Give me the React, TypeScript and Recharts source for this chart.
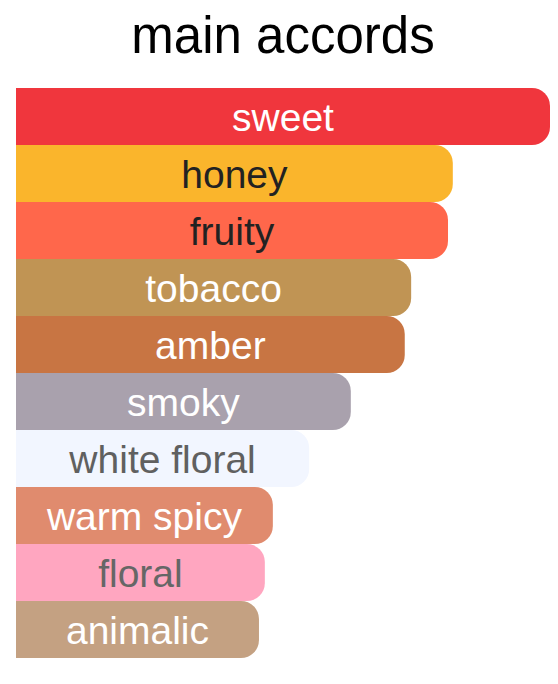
import { BarChart, Bar, XAxis, YAxis, Cell, LabelList } from "recharts";

const accords = ["sweet", "honey", "fruity", "tobacco", "amber", "smoky", "white floral", "warm spicy", "floral", "animalic"];
const strength = [100, 81.8, 80.9, 74.0, 72.8, 62.7, 54.9, 48.1, 46.6, 45.5];
const barColors = ["#f0363d", "#fab52c", "#ff674b", "#c09454", "#c87543", "#a9a1ad", "#f2f6ff", "#e08b6e", "#ffa6c0", "#c4a182"];
const textColors = ["#ffffff", "#222222", "#222222", "#ffffff", "#ffffff", "#ffffff", "#606060", "#ffffff", "#666666", "#ffffff"];

const FONT = "'Liberation Sans', Arial, Helvetica, sans-serif";

const chartData = accords.map((name, i) => ({
    name,
    value: strength[i],
}));

function AccordLabel(props: any) {
    const { x, y, width, height, value } = props;
    const i = accords.indexOf(value);
    return (
        <text
            x={Number(x) + Number(width) / 2}
            y={Number(y) + Number(height) / 2 + 1}
            textAnchor="middle"
            dominantBaseline="central"
            fill={textColors[i]}
            fontSize={39}
            fontFamily={FONT}
        >
            {value}
        </text>
    );
}

export default function App() {
    return (
        <div style={{ position: "absolute", left: 0, top: 0, width: 558, height: 684, background: "#fff" }}>
            <div
                style={{
                    position: "absolute",
                    left: 16,
                    top: 10,
                    width: 534,
                    textAlign: "center",
                    fontFamily: FONT,
                    fontSize: 51,
                    lineHeight: "51px",
                    color: "#000",
                }}
            >
                main accords
            </div>
            <BarChart
                width={558}
                height={684}
                data={chartData}
                layout="vertical"
                barCategoryGap={0}
                margin={{ top: 88, right: 8, bottom: 26, left: 16 }}
            >
                <XAxis type="number" domain={[0, 100]} hide />
                <YAxis type="category" dataKey="name" hide />
                <Bar dataKey="value" radius={[0, 18, 18, 0]} isAnimationActive={false}>
                    {chartData.map((entry, index) => (
                        <Cell key={`cell-${index}`} fill={barColors[index]} />
                    ))}
                    <LabelList dataKey="name" content={AccordLabel} />
                </Bar>
            </BarChart>
        </div>
    );
}
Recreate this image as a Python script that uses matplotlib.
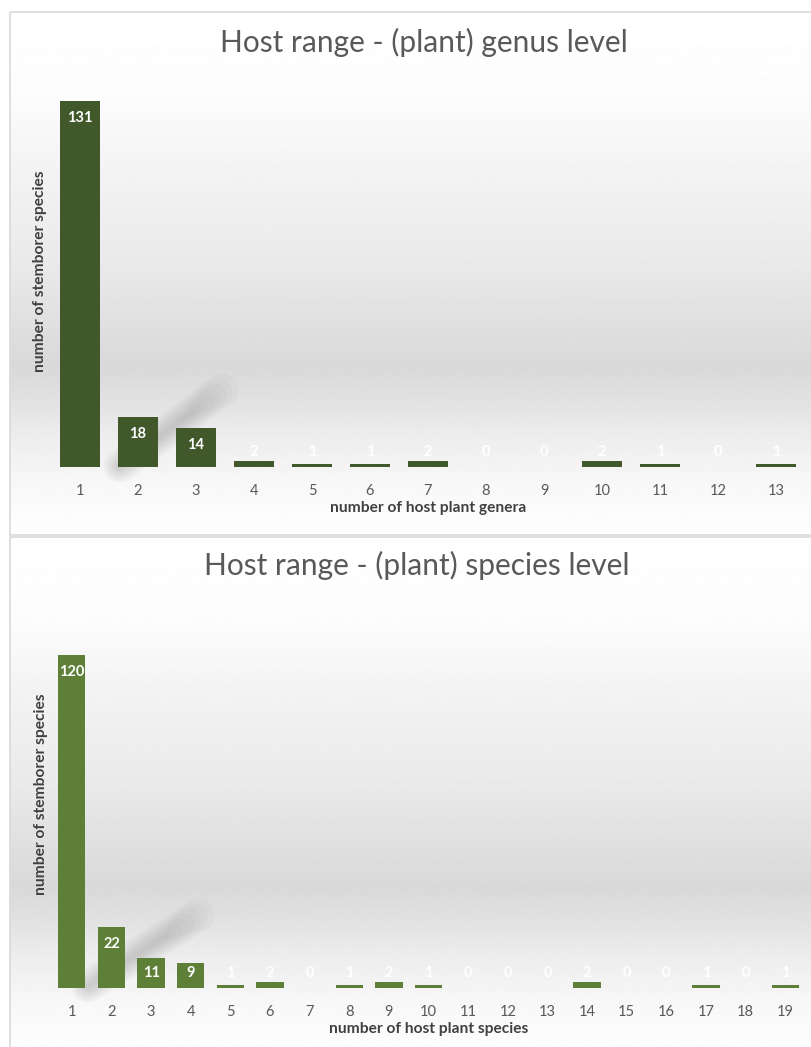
import numpy as np
import matplotlib.pyplot as plt
from matplotlib.patches import Rectangle

# data
genera_x = list(range(1, 14))
genera_counts = [131, 18, 14, 2, 1, 1, 2, 0, 0, 2, 1, 0, 1]

species_x = list(range(1, 20))
species_counts = [120, 22, 11, 9, 1, 2, 0, 1, 2, 1, 0, 0, 0, 2, 0, 0, 1, 0, 1]

FONT = ['Lato', 'DejaVu Sans']
plt.rcParams['font.family'] = FONT

W, H = 812, 1047
fig = plt.figure(figsize=(W / 100, H / 100), dpi=100)

# background layer in pixel coordinates (panels, gradients, shadows)
bg = fig.add_axes([0, 0, 1, 1], zorder=0)
bg.set_xlim(0, W)
bg.set_ylim(H, 0)
bg.axis('off')


def panel_background(y0, y1, peak):
    yy = np.linspace(y0, y1, 600)
    g = np.interp(yy,
                  [y0, y0 + 80, peak - 200, peak - 100, peak, peak + 30, peak + 70, peak + 115, y1],
                  [1.0, 0.99, 0.955, 0.915, 0.85, 0.88, 0.93, 0.97, 1.0])
    bg.imshow(g[:, None], cmap='gray', vmin=0, vmax=1, aspect='auto',
              extent=[10, 840, y1, y0], origin='upper', interpolation='bilinear')
    bg.add_patch(Rectangle((10, y0), 830, y1 - y0, fill=False,
                           edgecolor='#d9d9d9', lw=1.2))


def shadow(x0, y0, x1, y1):
    # soft diagonal shadow: stacked translucent strokes, shorter ones darker
    for k, lw in enumerate(range(24, 2, -3)):
        t = 0.04 * k
        bg.plot([x0, x1 - (x1 - x0) * t], [y0, y1 - (y1 - y0) * t],
                color='#606060', lw=lw, alpha=0.035, solid_capstyle='round')


panel_background(12, 535, 367)
panel_background(537, 1060, 887)
shadow(120, 466, 222, 390)
shadow(88, 986, 198, 915)


def bar_panel(rect, xs, counts, color, title, title_x, title_y, xlabel):
    ax = fig.add_axes(rect, zorder=2)
    ax.patch.set_alpha(0)
    ax.bar(xs, counts, width=0.69, color=color, zorder=3)
    ax.set_xlim(0.5, len(xs) + 0.5)
    ax.set_ylim(0, 140)
    for s in ax.spines.values():
        s.set_visible(False)
    ax.set_yticks([])
    ax.set_xticks(xs)
    ax.set_xticklabels([str(x) for x in xs])
    ax.tick_params(axis='x', length=0, pad=12, labelsize=10.5, labelcolor='#595959')

    ppu = ax.bbox.height / 140.0
    for x, v in zip(xs, counts):
        off = max(v * ppu - 17, 15) * 0.72
        ax.annotate(str(v), xy=(x, 0), xytext=(0, off), textcoords='offset points',
                    ha='center', va='center', color='white', fontsize=10.5,
                    fontweight='bold')

    ax.set_xlabel(xlabel, fontsize=11.2, fontweight='bold', color='#404040', va='center')
    ax.xaxis.set_label_coords(0.5, -41 / ax.bbox.height)
    ax.set_ylabel('number of stemborer species', fontsize=11.2, fontweight='bold',
                  color='#404040', va='center')
    ax.yaxis.set_label_coords(-11 / ax.bbox.width, 0.5)

    fig.text(title_x / W, 1 - title_y / H, title, ha='center', va='center',
             fontsize=21.5, color='#595959')
    return ax


bar_panel([51 / W, 1 - 467 / H, 754 / W, 391 / H], genera_x, genera_counts,
          '#41592a', 'Host range - (plant) genus level', 424, 42,
          'number of host plant genera')
bar_panel([52 / W, 1 - 988 / H, 753 / W, 388 / H], species_x, species_counts,
          '#5e7f38', 'Host range - (plant) species level', 417, 565,
          'number of host plant species')

fig.savefig('out.png', dpi=100)
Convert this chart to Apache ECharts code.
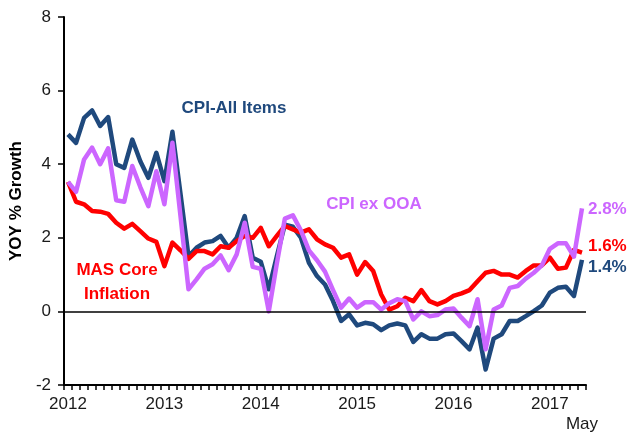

━━━━━━━━━━━━━━━━━━━━━━━━━━━━━━

Quote everything in the listing above exactly; pictures are the only thing to omit.

Give me the React, TypeScript and Recharts source for this chart.
import { BarChart, Bar, XAxis, YAxis, Cell, LabelList } from "recharts";

const accords = ["sweet", "honey", "fruity", "tobacco", "amber", "smoky", "white floral", "warm spicy", "floral", "animalic"];
const strength = [100, 81.8, 80.9, 74.0, 72.8, 62.7, 54.9, 48.1, 46.6, 45.5];
const barColors = ["#f0363d", "#fab52c", "#ff674b", "#c09454", "#c87543", "#a9a1ad", "#f2f6ff", "#e08b6e", "#ffa6c0", "#c4a182"];
const textColors = ["#ffffff", "#222222", "#222222", "#ffffff", "#ffffff", "#ffffff", "#606060", "#ffffff", "#666666", "#ffffff"];

const FONT = "'Liberation Sans', Arial, Helvetica, sans-serif";

const chartData = accords.map((name, i) => ({
    name,
    value: strength[i],
}));

function AccordLabel(props: any) {
    const { x, y, width, height, value } = props;
    const i = accords.indexOf(value);
    return (
        <text
            x={Number(x) + Number(width) / 2}
            y={Number(y) + Number(height) / 2 + 1}
            textAnchor="middle"
            dominantBaseline="central"
            fill={textColors[i]}
            fontSize={39}
            fontFamily={FONT}
        >
            {value}
        </text>
    );
}

export default function App() {
    return (
        <div style={{ position: "absolute", left: 0, top: 0, width: 558, height: 684, background: "#fff" }}>
            <div
                style={{
                    position: "absolute",
                    left: 16,
                    top: 10,
                    width: 534,
                    textAlign: "center",
                    fontFamily: FONT,
                    fontSize: 51,
                    lineHeight: "51px",
                    color: "#000",
                }}
            >
                main accords
            </div>
            <BarChart
                width={558}
                height={684}
                data={chartData}
                layout="vertical"
                barCategoryGap={0}
                margin={{ top: 88, right: 8, bottom: 26, left: 16 }}
            >
                <XAxis type="number" domain={[0, 100]} hide />
                <YAxis type="category" dataKey="name" hide />
                <Bar dataKey="value" radius={[0, 18, 18, 0]} isAnimationActive={false}>
                    {chartData.map((entry, index) => (
                        <Cell key={`cell-${index}`} fill={barColors[index]} />
                    ))}
                    <LabelList dataKey="name" content={AccordLabel} />
                </Bar>
            </BarChart>
        </div>
    );
}
Recreate this image as a Python script that uses matplotlib.
import numpy as np
import matplotlib.pyplot as plt
from matplotlib.patches import Rectangle

# data
genera_x = list(range(1, 14))
genera_counts = [131, 18, 14, 2, 1, 1, 2, 0, 0, 2, 1, 0, 1]

species_x = list(range(1, 20))
species_counts = [120, 22, 11, 9, 1, 2, 0, 1, 2, 1, 0, 0, 0, 2, 0, 0, 1, 0, 1]

FONT = ['Lato', 'DejaVu Sans']
plt.rcParams['font.family'] = FONT

W, H = 812, 1047
fig = plt.figure(figsize=(W / 100, H / 100), dpi=100)

# background layer in pixel coordinates (panels, gradients, shadows)
bg = fig.add_axes([0, 0, 1, 1], zorder=0)
bg.set_xlim(0, W)
bg.set_ylim(H, 0)
bg.axis('off')


def panel_background(y0, y1, peak):
    yy = np.linspace(y0, y1, 600)
    g = np.interp(yy,
                  [y0, y0 + 80, peak - 200, peak - 100, peak, peak + 30, peak + 70, peak + 115, y1],
                  [1.0, 0.99, 0.955, 0.915, 0.85, 0.88, 0.93, 0.97, 1.0])
    bg.imshow(g[:, None], cmap='gray', vmin=0, vmax=1, aspect='auto',
              extent=[10, 840, y1, y0], origin='upper', interpolation='bilinear')
    bg.add_patch(Rectangle((10, y0), 830, y1 - y0, fill=False,
                           edgecolor='#d9d9d9', lw=1.2))


def shadow(x0, y0, x1, y1):
    # soft diagonal shadow: stacked translucent strokes, shorter ones darker
    for k, lw in enumerate(range(24, 2, -3)):
        t = 0.04 * k
        bg.plot([x0, x1 - (x1 - x0) * t], [y0, y1 - (y1 - y0) * t],
                color='#606060', lw=lw, alpha=0.035, solid_capstyle='round')


panel_background(12, 535, 367)
panel_background(537, 1060, 887)
shadow(120, 466, 222, 390)
shadow(88, 986, 198, 915)


def bar_panel(rect, xs, counts, color, title, title_x, title_y, xlabel):
    ax = fig.add_axes(rect, zorder=2)
    ax.patch.set_alpha(0)
    ax.bar(xs, counts, width=0.69, color=color, zorder=3)
    ax.set_xlim(0.5, len(xs) + 0.5)
    ax.set_ylim(0, 140)
    for s in ax.spines.values():
        s.set_visible(False)
    ax.set_yticks([])
    ax.set_xticks(xs)
    ax.set_xticklabels([str(x) for x in xs])
    ax.tick_params(axis='x', length=0, pad=12, labelsize=10.5, labelcolor='#595959')

    ppu = ax.bbox.height / 140.0
    for x, v in zip(xs, counts):
        off = max(v * ppu - 17, 15) * 0.72
        ax.annotate(str(v), xy=(x, 0), xytext=(0, off), textcoords='offset points',
                    ha='center', va='center', color='white', fontsize=10.5,
                    fontweight='bold')

    ax.set_xlabel(xlabel, fontsize=11.2, fontweight='bold', color='#404040', va='center')
    ax.xaxis.set_label_coords(0.5, -41 / ax.bbox.height)
    ax.set_ylabel('number of stemborer species', fontsize=11.2, fontweight='bold',
                  color='#404040', va='center')
    ax.yaxis.set_label_coords(-11 / ax.bbox.width, 0.5)

    fig.text(title_x / W, 1 - title_y / H, title, ha='center', va='center',
             fontsize=21.5, color='#595959')
    return ax


bar_panel([51 / W, 1 - 467 / H, 754 / W, 391 / H], genera_x, genera_counts,
          '#41592a', 'Host range - (plant) genus level', 424, 42,
          'number of host plant genera')
bar_panel([52 / W, 1 - 988 / H, 753 / W, 388 / H], species_x, species_counts,
          '#5e7f38', 'Host range - (plant) species level', 417, 565,
          'number of host plant species')

fig.savefig('out.png', dpi=100)
Convert this chart to Apache ECharts code.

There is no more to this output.